▶ **Written exercise**:
Skip all pictures. Write out the data below from its first line through the line that contains "color='tab:orange', mec='none')".

(Stored data)
:::::
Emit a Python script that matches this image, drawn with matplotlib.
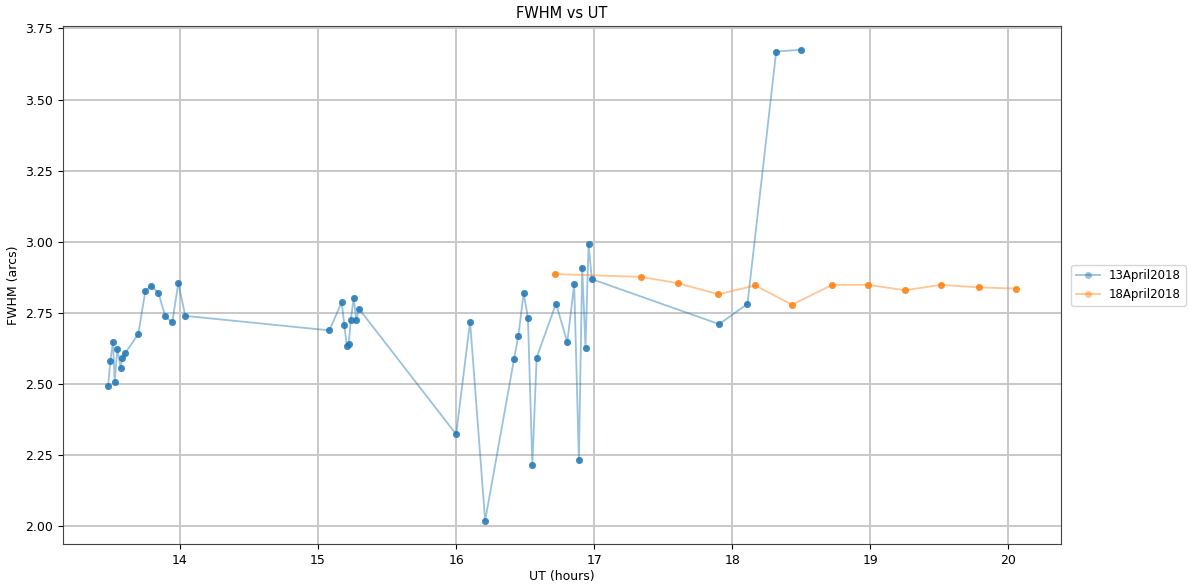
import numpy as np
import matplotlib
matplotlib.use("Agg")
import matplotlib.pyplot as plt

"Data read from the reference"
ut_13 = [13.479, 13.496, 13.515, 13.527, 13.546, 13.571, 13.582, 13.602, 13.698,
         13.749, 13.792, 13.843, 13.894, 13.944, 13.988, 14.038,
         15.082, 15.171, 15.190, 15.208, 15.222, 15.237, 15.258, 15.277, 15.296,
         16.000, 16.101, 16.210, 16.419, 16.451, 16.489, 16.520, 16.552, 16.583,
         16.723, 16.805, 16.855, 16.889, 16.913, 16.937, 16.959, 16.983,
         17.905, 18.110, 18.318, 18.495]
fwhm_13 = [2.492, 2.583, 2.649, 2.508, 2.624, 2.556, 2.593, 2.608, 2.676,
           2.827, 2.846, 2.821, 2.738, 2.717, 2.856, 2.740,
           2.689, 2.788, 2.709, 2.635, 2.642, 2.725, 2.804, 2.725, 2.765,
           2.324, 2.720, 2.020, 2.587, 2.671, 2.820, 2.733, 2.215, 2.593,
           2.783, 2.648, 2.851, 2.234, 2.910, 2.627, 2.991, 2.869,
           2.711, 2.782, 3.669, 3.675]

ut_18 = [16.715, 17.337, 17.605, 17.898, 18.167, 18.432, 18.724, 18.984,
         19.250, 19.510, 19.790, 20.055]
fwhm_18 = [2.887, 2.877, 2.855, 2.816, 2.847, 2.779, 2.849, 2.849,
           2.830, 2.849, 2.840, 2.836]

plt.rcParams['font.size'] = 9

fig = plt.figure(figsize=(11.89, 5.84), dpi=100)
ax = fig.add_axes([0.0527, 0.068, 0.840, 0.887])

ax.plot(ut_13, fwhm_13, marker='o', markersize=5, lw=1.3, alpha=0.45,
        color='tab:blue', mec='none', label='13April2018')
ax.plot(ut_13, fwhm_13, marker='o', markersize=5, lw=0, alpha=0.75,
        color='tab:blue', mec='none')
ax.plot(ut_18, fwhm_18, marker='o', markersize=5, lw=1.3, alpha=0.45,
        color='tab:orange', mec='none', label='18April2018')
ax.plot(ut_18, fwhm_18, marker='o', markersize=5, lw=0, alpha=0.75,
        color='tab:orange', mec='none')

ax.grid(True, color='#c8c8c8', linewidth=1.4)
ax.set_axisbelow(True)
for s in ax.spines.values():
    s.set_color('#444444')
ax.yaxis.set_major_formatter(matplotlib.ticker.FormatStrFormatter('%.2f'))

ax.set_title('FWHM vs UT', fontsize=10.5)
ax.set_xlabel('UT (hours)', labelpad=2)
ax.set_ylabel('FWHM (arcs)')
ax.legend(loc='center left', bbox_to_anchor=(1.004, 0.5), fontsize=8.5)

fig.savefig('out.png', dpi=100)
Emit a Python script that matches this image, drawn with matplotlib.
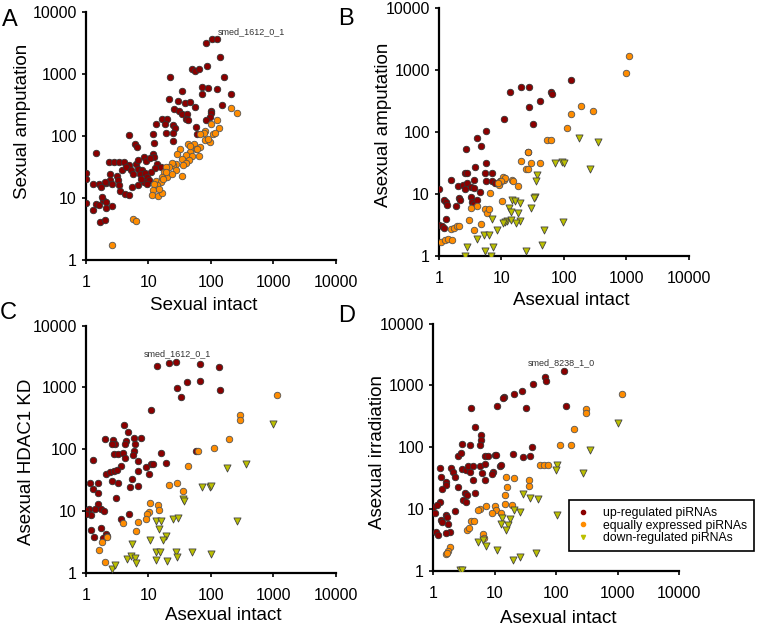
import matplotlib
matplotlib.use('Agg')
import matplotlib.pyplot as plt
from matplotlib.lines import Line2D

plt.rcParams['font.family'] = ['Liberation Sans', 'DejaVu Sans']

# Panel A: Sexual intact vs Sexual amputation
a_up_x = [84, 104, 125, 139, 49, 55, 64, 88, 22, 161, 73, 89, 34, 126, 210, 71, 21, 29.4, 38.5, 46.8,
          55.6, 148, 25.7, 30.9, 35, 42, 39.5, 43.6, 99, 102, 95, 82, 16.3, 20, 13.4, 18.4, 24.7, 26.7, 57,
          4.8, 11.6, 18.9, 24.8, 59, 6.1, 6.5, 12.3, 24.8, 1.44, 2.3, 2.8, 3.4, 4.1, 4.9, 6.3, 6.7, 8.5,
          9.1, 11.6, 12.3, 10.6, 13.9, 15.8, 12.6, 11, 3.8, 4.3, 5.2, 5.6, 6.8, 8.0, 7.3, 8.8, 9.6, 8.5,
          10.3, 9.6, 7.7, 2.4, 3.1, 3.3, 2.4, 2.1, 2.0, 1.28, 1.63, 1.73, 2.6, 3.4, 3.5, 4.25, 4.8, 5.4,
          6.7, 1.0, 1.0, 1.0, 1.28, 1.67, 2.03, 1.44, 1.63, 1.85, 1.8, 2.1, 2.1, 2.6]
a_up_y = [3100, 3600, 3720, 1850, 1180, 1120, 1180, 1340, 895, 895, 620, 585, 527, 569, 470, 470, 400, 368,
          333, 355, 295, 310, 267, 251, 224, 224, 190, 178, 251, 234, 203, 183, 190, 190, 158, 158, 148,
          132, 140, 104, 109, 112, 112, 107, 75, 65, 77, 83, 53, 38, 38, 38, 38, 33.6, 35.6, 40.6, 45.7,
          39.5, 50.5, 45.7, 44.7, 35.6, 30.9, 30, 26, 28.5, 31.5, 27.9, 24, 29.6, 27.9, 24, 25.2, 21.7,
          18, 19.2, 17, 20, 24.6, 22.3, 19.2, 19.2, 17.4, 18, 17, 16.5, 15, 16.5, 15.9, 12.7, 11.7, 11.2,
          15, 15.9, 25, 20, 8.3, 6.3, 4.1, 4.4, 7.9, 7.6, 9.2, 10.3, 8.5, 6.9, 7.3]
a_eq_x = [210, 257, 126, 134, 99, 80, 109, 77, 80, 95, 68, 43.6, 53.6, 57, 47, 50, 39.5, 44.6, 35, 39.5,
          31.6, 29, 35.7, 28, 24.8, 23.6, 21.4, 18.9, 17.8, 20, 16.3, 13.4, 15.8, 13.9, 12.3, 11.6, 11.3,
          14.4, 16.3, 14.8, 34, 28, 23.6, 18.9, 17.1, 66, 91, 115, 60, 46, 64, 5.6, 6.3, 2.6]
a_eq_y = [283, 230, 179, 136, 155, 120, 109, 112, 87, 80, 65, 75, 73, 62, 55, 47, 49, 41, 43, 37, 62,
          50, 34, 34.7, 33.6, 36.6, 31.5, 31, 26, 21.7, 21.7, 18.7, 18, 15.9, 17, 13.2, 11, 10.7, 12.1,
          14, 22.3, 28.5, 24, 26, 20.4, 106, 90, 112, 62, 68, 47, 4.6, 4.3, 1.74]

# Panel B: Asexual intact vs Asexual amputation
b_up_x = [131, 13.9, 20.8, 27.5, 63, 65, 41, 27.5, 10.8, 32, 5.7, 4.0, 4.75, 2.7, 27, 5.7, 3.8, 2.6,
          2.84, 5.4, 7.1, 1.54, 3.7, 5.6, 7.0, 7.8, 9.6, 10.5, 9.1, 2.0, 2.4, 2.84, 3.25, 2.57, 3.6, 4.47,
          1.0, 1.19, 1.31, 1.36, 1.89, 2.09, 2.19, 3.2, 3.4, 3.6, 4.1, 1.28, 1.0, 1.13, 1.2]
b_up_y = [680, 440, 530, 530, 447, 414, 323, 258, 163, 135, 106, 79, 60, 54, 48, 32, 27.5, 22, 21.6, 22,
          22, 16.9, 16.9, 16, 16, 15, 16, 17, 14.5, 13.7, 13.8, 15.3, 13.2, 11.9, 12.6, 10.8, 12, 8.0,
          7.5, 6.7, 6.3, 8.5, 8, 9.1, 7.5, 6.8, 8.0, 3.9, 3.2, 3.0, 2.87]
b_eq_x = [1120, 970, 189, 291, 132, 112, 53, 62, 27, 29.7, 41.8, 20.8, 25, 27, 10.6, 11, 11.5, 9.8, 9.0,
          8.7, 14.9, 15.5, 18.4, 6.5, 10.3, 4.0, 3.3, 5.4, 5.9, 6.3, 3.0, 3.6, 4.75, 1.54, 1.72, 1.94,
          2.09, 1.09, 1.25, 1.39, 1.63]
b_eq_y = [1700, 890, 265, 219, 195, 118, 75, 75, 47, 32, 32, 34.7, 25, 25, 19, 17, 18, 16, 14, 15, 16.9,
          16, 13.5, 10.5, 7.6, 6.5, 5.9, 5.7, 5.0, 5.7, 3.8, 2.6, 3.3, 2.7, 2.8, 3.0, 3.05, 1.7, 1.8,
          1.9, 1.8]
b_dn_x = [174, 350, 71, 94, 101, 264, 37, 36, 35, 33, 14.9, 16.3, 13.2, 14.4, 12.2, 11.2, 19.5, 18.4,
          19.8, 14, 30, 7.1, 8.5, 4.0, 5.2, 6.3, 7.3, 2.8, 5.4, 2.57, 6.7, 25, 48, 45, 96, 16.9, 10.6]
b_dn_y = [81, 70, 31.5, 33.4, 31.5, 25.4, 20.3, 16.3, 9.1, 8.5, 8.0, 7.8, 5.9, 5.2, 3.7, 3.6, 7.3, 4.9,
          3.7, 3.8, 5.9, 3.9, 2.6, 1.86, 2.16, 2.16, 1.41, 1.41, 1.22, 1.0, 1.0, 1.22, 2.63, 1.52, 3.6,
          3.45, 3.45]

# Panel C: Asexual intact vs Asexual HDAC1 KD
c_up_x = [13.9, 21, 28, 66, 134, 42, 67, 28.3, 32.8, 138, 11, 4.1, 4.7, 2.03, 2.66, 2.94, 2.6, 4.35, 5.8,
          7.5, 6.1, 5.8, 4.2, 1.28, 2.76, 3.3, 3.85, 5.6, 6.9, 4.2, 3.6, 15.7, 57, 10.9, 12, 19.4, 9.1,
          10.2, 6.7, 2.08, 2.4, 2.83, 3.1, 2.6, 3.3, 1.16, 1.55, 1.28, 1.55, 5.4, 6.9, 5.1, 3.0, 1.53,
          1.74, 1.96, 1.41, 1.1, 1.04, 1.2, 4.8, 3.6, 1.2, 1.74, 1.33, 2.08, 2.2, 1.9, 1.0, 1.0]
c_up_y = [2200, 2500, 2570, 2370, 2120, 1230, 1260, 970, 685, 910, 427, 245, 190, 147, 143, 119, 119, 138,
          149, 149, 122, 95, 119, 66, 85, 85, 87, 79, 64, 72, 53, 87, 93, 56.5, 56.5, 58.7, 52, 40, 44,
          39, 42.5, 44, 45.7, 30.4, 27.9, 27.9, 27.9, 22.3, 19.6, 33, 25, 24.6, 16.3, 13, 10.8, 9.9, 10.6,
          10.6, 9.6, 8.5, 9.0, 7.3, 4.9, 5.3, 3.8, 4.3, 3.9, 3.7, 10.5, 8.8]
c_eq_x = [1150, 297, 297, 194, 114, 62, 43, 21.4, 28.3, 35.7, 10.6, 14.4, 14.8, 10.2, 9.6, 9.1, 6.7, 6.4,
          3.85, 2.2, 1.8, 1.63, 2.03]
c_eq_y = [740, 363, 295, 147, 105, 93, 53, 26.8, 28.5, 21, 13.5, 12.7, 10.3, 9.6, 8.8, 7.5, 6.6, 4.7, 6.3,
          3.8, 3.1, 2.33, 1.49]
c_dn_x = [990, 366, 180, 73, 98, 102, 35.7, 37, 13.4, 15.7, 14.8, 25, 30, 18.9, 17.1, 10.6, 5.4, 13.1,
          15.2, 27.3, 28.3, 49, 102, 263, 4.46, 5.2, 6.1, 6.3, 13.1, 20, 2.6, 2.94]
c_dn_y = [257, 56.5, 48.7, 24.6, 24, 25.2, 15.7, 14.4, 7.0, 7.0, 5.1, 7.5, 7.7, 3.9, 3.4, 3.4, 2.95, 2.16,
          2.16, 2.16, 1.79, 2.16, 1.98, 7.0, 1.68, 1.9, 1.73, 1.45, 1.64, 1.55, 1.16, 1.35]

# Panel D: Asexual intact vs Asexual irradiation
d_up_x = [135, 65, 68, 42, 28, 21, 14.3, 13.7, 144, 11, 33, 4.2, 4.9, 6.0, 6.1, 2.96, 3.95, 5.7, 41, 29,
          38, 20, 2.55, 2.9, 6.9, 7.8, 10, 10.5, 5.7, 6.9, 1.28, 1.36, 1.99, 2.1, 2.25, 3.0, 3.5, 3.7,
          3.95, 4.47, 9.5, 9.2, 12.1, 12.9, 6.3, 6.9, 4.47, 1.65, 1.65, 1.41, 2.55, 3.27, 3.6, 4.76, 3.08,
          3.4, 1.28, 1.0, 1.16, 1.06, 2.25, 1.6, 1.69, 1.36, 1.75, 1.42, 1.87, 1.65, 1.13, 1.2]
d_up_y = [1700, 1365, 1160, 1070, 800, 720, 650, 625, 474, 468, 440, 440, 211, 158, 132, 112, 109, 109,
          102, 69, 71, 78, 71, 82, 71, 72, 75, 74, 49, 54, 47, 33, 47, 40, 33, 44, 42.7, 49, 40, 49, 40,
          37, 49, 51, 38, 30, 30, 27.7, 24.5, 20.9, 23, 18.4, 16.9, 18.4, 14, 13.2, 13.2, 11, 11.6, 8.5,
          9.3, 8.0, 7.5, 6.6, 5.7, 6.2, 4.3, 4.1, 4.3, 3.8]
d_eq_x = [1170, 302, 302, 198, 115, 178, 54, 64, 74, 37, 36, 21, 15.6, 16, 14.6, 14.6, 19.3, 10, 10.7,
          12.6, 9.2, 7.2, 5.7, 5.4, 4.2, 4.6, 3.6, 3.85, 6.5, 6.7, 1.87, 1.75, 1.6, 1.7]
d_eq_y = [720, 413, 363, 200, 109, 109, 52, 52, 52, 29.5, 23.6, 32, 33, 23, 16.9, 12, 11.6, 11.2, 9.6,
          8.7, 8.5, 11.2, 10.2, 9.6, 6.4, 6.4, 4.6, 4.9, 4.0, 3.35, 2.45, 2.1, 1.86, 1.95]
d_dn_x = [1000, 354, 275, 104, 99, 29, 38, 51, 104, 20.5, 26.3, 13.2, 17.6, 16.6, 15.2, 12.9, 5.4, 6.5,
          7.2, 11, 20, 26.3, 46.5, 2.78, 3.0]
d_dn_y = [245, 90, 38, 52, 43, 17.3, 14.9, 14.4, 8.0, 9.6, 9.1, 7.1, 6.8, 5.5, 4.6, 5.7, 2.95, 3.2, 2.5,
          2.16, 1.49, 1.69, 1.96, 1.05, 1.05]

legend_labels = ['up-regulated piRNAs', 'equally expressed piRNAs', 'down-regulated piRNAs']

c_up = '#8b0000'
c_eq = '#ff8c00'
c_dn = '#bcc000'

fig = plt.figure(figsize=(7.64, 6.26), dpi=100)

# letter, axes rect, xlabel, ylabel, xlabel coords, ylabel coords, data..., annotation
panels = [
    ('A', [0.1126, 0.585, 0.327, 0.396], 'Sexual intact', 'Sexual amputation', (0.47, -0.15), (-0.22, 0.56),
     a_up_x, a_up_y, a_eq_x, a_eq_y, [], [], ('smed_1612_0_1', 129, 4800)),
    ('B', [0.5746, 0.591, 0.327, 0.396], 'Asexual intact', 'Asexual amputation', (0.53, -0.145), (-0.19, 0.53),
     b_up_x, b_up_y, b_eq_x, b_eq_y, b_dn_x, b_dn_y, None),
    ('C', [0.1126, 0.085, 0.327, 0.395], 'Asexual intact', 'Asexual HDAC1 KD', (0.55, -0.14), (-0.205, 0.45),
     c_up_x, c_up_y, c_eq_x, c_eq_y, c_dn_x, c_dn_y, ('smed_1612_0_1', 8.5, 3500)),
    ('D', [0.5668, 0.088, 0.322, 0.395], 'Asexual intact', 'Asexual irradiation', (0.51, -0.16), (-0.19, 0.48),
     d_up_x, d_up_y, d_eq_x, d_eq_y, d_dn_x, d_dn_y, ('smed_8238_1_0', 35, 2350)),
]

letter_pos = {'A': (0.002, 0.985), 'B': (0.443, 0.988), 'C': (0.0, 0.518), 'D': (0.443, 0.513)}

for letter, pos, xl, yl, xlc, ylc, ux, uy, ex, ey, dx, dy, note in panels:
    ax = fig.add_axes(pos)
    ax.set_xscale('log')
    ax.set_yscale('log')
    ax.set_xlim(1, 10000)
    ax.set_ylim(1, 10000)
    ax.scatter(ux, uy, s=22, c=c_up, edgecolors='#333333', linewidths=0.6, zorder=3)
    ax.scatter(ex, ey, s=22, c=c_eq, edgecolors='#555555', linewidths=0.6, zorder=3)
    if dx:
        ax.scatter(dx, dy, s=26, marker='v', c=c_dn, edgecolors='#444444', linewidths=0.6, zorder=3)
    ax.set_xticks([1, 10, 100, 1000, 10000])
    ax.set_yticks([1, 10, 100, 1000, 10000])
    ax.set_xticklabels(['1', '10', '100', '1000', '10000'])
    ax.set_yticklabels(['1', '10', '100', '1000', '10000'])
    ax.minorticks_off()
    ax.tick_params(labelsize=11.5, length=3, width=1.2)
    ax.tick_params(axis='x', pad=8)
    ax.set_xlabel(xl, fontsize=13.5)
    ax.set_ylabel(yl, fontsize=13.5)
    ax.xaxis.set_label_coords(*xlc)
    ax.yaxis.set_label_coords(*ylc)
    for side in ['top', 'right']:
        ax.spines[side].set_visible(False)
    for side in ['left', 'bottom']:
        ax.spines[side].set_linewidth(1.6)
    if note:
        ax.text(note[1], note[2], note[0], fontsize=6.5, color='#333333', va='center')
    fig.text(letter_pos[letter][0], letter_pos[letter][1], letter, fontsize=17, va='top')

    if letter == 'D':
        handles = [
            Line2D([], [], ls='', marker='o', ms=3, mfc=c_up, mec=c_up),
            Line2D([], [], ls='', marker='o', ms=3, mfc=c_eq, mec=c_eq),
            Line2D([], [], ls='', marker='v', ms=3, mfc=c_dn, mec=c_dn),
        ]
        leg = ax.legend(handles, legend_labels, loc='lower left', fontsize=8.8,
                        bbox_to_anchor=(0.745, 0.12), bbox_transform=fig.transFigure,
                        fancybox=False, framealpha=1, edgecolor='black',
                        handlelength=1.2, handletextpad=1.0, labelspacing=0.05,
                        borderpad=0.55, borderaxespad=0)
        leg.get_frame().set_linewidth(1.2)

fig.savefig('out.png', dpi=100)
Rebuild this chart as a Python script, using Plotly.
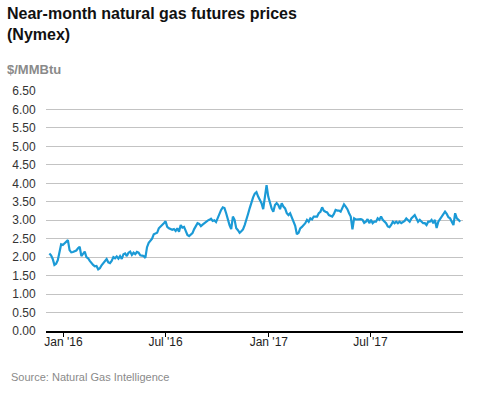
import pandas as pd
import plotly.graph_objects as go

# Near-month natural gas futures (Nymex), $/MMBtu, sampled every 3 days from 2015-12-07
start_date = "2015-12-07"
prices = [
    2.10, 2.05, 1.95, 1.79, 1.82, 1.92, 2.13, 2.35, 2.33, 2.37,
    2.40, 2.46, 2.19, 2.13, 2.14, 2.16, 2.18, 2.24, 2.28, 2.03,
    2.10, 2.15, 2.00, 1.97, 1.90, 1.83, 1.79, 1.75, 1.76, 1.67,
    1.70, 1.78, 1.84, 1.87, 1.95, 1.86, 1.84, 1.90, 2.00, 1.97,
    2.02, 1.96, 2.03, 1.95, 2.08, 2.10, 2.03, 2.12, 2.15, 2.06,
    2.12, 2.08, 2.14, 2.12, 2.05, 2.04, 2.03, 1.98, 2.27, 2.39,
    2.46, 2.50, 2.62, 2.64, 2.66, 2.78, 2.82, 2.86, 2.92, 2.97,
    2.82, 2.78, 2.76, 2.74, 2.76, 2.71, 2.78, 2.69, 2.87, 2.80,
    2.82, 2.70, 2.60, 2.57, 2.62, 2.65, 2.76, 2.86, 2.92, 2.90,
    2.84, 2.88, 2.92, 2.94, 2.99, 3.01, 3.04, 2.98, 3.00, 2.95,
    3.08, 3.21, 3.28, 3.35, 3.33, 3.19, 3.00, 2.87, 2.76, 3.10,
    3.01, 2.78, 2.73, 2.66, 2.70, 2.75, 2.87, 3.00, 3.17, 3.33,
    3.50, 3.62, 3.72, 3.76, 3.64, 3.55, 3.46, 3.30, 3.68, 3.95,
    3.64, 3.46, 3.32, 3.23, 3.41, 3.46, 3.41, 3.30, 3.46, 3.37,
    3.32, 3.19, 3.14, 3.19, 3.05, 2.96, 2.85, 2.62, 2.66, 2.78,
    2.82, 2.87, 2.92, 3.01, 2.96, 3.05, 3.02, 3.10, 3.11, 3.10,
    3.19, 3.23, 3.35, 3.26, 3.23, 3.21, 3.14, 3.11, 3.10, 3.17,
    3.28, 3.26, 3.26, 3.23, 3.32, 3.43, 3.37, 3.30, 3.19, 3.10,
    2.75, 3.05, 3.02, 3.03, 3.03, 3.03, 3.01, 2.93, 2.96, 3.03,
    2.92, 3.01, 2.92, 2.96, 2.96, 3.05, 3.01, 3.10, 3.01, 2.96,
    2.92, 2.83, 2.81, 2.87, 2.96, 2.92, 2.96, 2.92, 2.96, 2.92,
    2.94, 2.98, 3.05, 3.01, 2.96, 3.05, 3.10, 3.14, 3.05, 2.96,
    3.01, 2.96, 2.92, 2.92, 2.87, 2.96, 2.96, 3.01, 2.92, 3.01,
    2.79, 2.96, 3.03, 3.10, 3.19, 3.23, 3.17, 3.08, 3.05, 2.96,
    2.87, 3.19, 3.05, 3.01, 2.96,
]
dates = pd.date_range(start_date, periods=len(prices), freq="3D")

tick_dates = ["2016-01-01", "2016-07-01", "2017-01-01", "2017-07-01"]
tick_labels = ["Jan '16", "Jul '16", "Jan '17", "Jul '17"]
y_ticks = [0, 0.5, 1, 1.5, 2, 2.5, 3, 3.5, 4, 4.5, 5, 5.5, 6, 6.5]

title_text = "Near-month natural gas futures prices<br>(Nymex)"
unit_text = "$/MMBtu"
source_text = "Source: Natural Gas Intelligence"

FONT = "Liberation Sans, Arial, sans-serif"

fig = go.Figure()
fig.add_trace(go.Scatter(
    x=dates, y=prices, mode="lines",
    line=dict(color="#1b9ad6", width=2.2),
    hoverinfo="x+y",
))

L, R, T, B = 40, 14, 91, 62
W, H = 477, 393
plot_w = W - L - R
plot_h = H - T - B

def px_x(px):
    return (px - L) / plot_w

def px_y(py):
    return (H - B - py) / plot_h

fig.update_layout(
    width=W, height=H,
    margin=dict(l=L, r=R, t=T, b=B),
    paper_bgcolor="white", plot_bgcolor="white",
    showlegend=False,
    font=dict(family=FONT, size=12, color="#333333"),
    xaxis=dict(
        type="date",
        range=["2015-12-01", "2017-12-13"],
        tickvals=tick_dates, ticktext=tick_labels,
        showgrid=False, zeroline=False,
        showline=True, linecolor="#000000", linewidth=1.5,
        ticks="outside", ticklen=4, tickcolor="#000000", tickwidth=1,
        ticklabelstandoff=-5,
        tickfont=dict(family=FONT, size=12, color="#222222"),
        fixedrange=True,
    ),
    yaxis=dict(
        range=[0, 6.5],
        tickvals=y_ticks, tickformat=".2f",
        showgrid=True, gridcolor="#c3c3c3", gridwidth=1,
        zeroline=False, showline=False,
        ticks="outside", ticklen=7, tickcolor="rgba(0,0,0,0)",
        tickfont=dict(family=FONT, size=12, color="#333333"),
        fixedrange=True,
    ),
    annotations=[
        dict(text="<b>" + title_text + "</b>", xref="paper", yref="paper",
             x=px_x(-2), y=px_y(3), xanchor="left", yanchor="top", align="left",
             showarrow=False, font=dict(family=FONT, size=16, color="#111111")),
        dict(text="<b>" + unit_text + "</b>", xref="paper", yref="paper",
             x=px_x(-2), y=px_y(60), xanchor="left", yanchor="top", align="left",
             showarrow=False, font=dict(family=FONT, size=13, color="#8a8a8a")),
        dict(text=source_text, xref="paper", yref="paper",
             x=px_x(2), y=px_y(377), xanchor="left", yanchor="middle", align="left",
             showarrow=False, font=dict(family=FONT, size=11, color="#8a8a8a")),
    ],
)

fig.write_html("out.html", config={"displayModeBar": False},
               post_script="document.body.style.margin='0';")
:::::
▶ **Task output**:
Emit a Python script that matches this image, drawn with matplotlib.
import numpy as np
import matplotlib
matplotlib.use("Agg")
import matplotlib.pyplot as plt

"Data read from the reference"
ut_13 = [13.479, 13.496, 13.515, 13.527, 13.546, 13.571, 13.582, 13.602, 13.698,
         13.749, 13.792, 13.843, 13.894, 13.944, 13.988, 14.038,
         15.082, 15.171, 15.190, 15.208, 15.222, 15.237, 15.258, 15.277, 15.296,
         16.000, 16.101, 16.210, 16.419, 16.451, 16.489, 16.520, 16.552, 16.583,
         16.723, 16.805, 16.855, 16.889, 16.913, 16.937, 16.959, 16.983,
         17.905, 18.110, 18.318, 18.495]
fwhm_13 = [2.492, 2.583, 2.649, 2.508, 2.624, 2.556, 2.593, 2.608, 2.676,
           2.827, 2.846, 2.821, 2.738, 2.717, 2.856, 2.740,
           2.689, 2.788, 2.709, 2.635, 2.642, 2.725, 2.804, 2.725, 2.765,
           2.324, 2.720, 2.020, 2.587, 2.671, 2.820, 2.733, 2.215, 2.593,
           2.783, 2.648, 2.851, 2.234, 2.910, 2.627, 2.991, 2.869,
           2.711, 2.782, 3.669, 3.675]

ut_18 = [16.715, 17.337, 17.605, 17.898, 18.167, 18.432, 18.724, 18.984,
         19.250, 19.510, 19.790, 20.055]
fwhm_18 = [2.887, 2.877, 2.855, 2.816, 2.847, 2.779, 2.849, 2.849,
           2.830, 2.849, 2.840, 2.836]

plt.rcParams['font.size'] = 9

fig = plt.figure(figsize=(11.89, 5.84), dpi=100)
ax = fig.add_axes([0.0527, 0.068, 0.840, 0.887])

ax.plot(ut_13, fwhm_13, marker='o', markersize=5, lw=1.3, alpha=0.45,
        color='tab:blue', mec='none', label='13April2018')
ax.plot(ut_13, fwhm_13, marker='o', markersize=5, lw=0, alpha=0.75,
        color='tab:blue', mec='none')
ax.plot(ut_18, fwhm_18, marker='o', markersize=5, lw=1.3, alpha=0.45,
        color='tab:orange', mec='none', label='18April2018')
ax.plot(ut_18, fwhm_18, marker='o', markersize=5, lw=0, alpha=0.75,
        color='tab:orange', mec='none')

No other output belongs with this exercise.